(Given data):
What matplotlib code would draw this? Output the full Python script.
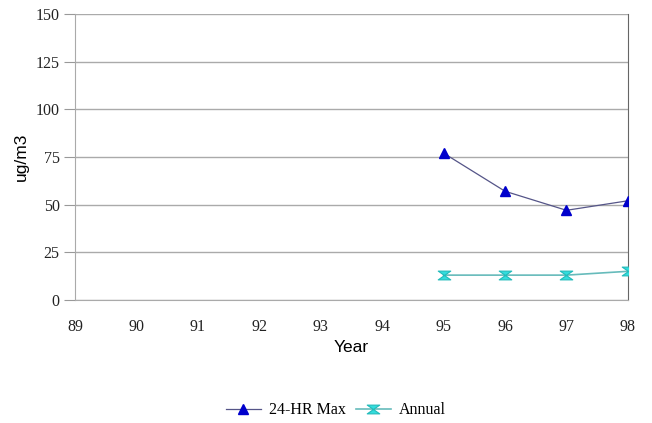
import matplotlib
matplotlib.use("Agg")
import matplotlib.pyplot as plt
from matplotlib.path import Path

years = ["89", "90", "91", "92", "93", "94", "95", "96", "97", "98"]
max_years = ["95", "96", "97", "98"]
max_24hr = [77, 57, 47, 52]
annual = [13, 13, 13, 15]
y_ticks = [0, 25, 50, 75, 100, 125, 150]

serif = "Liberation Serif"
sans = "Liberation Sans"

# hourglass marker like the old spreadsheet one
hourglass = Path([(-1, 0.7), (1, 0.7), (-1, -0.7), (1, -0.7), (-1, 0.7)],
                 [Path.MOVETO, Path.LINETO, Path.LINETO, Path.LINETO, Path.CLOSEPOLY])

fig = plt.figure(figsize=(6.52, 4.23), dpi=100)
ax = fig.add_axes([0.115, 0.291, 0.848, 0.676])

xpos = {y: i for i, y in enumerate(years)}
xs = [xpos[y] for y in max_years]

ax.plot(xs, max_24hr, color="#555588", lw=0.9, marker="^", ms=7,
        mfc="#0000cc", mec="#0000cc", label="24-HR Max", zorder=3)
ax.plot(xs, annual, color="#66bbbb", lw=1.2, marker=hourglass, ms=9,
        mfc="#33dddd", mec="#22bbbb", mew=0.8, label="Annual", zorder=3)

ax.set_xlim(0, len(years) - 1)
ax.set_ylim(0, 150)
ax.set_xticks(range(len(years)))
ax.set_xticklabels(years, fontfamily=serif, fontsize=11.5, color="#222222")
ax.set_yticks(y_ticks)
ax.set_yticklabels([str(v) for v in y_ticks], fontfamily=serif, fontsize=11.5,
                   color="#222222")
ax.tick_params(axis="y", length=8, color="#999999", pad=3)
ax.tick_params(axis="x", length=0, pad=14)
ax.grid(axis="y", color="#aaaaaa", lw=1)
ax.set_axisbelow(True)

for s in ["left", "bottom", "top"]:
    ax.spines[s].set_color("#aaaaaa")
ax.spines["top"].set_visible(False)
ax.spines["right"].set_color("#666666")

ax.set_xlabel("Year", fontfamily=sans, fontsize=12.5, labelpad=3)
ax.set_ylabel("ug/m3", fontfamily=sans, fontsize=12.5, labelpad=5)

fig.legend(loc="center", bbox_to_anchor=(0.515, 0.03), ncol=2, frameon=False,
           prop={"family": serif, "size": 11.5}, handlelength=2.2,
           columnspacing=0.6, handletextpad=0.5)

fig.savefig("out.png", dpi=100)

(Job): Reply with the number of lines in the material above that contain "matplotlib", and nothing more.

(Reply to the task): 5